Nimesh Oli – MIA Class of 2024
1. Where and with whom did you intern?
I interned at the Secretariat of the South Asian Association for Regional Cooperation (SAARC) in Kathmandu, Nepal. I worked with the Director of Energy, Transportation, Science and Technology under the supervision of Tanveer Ahmed.
2. What were your primary responsibilities?
I conducted research under the supervision of my director for a report on Regional Integration in South Asia and how the region can leverage trade in advancing regionalism. Most of the countries in South Asia have more connections and trade with the outside world than the countries in the region. Because of this, people in the region are not getting the full benefits of regional cooperation and trade. I was conducting a thorough analysis of the issues with South Asian Regionalism, looking not only at colonial history but also at the developments that followed. I also compared why regional organizations like the Association of Southeast Asian Nations (ASEAN) and the European Union (EU) have been phenomenally successful while SAARC has not progressed. At the very end, I proposed a model for regional integration in South Asia through international trade as a prefatory vehicle for long-term integration.
3. Which of your previous classes or learning experiences were most useful to you during the internship?

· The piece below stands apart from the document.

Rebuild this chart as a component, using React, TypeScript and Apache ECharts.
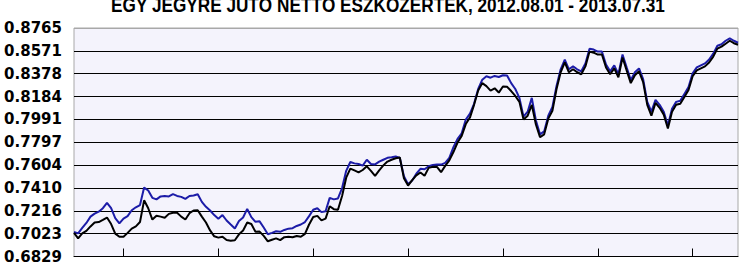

While all of my Bush School experiences and classes were important learning avenues for me, the most useful classes during my internship were The Global Economy by Prof. Robertson and State Building and Failure in the Developing World by Prof. Huang. Similarly, my Quantitative Analysis I class with Prof. Dvir and the International Organizations class with Prof. Hamie were also helpful during my internship at SAARC. At the Bush School, I gained networking and communication skills and had the opportunity to meet and work with people of different nationalities and diverse backgrounds; this experience was very helpful during my internship.
4. What were the highlights or most important learning opportunities from your internship experience?
Most importantly, I got to meet with people from different South Asian countries working together for a common cause of regional integration. I got an opportunity to research the region’s history, how the regional integration panned out over the years, and why the process ground to a halt. I also had the opportunity to meet with other interns from the region who shared an optimistic view despite zero progress in regional integration in the last decade. Although I worked under a director who dealt with Energy, Transportation, Science and Technology, I had the flexibility to work and conduct research not limited to the director’s field. Because of the flexibility, I got to use my acquired knowledge and skills from the Bush School to write my final research report at SAARC, which mainly focused on the barriers and challenges to regionalism and how they can be addressed. Additionally, I got to travel to Bangladesh and witnessed the immense economic progress, the success in poverty reduction, and women’s empowerment, among others. I also got the opportunity to observe the Rohingya refugees in Kutupalong, Cox’s Bazar, Bangladesh. I witnessed their appalling living conditions and learned about their resettlement in third countries, especially in the West.
5. Do you have any advice for first-year Bush School students who may be applying for an internship for this summer?
The biggest piece of advice would be never to lose hope and apply for as many internships as possible from the very beginning. Reach out to your fellow students and professors if they have any ideas or connections for scholarships domestically or internationally. Additionally, reach out to Career Services administrators and staff for any help you need, as they are super helpful. At some point in time, you may be discouraged and stressed about not getting an internship or something you do not like, but the key thing here is to stay in the game. You will find something you like at the very end, no matter what. Still, you should be fully responsible for doing your part of the application process, like writing a good cover letter, updating your resume, and talking with your professors for reference, among other things.